Usually at this point of the summer, I feel guilty about not reading books. Right now, I don't think I feel guilty. I just miss the satisfaction of being immersed in a good book. So I'm going to jump into the Book Whisperer Donalyn Miller's Book-a-Day challenge for August. Twitter folks provide a lot of inspiration - many tweet book titles and reviews for #bookaday :)

I need to start some book lists, request library items, strategize. Your suggestions are welcome, especially SHORT books - picture books, graphic novels, fiction or nonfiction!

Friday, July 29, 2011

high school reunion

Today was a high school reunion of just 2 people who were good friends in high school but haven't seen each other in 23 years! DGW lives in California and was in New York for a family gathering last week, then drove 5 hours with her 2 children and mom to visit some friends (including me!) here. We met each other's kids for the first time, too. Hopefully we can reunite at our next HS reunion shindig...

I looked through my HS yearbook just now and, despite being extremely average academically in our competitive magnet NYC high school, found a few compliments on my English/math/social studies homework HAHA from my friends HAHA.

Wednesday, July 27, 2011

My writing territories

This summer I organized a small writing workshop group (composed of a few friends/colleagues) to motivate and support each other to produce writing. It's working! We meet weekly at a bookstore (Borders this month, but soon Barnes and Noble) to share our writing and offer feedback.

My own "writing territories" (as per Georgia Heard and Nancie Atwell) are personal narratives from my childhood in Taiwan, life with my grandmother who raised me and my aunts and uncles. The writing group has offered positive responses and helpful suggestions, but most importantly, the weekly meetings push us to write.

Monday, July 18, 2011


The new Harry Potter movie - part 2 of Deathly Hallows - I didn't love it, but I'm never going to love any movie based on a book that I LOVED. It was a mix of great visuals and lame storytelling. Moving on.

"Downton Abbey" - FANTASTIC British Masterpiece Classic series that I enjoyed on Netflix (yes, I'm keeping the live streaming plan) last week!!!

"Exit Through the Gift Shop" - super interesting documentary movie about "street art" (aka graffiti) (Netflix again) - entertaining, thought-provoking, unexpected

Monday, July 11, 2011

coastal Maine

I truly believe in the healing power of nature that inspires us to create art. Here are a few more scenes from our time in Maine last week. Top picture was taken on Cadillac Mountain in Acadia National Park - it's the highest point on the North Atlantic seaboard and the first place to view sunrise in the United States from early October through early March.
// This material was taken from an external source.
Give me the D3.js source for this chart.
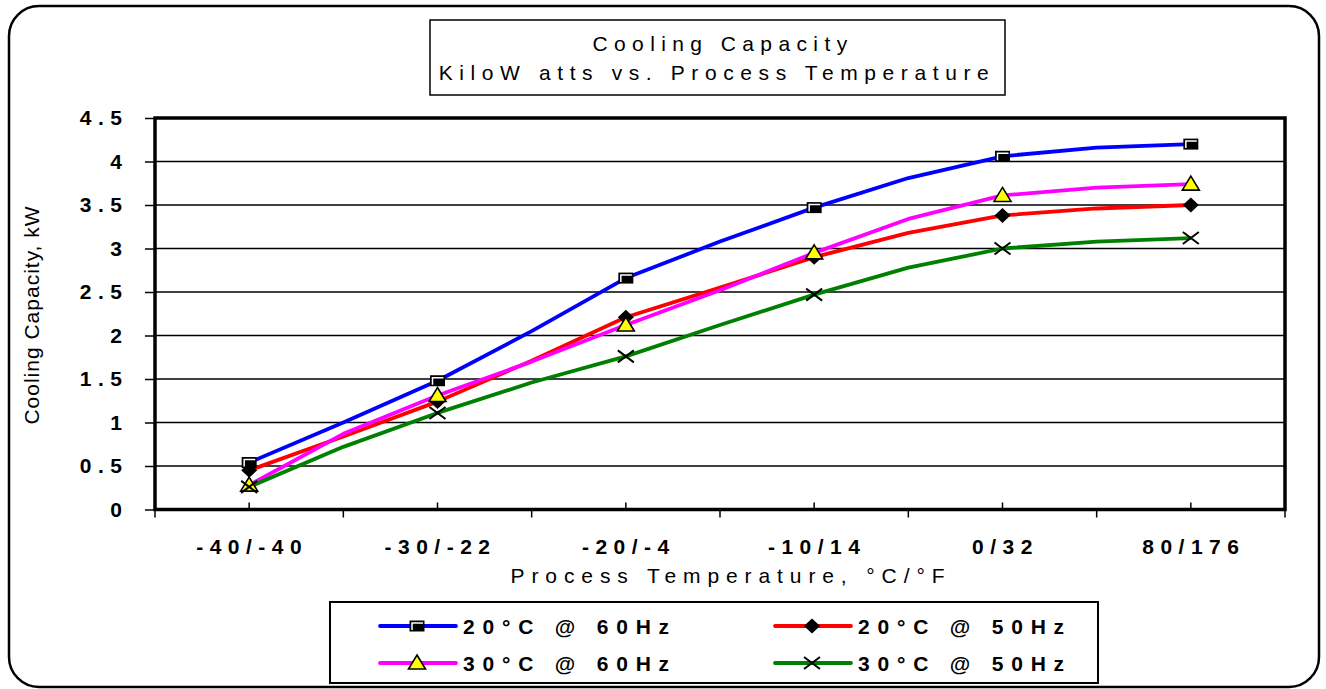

Second picture features part of the village in Castine, Maine, as seen from the local yacht club pier.

Sunday, July 10, 2011

New England

Just returned last night from a most excellent family road trip vacation - a day in Hanover, NH (lovely college town where we saw spectacular 250th anniversary commemorative fireworks, toured Dartmouth), 4 days in Castine, ME (utterly beautiful, classic coastal Maine town; we stayed with Castine cousins who totally spoiled us and visited breathtaking Acadia National Park), a day and half in Boston (saw a game at Fenway Park, walked most of the Freedom Trail, exhausting), half a day at WALDEN POND!

The trip was the perfect prelude to my writing summer - a few coworker friends and I are going to meet weekly to share and chat about our writing. We start tomorrow - so guess what I'm going to do today?!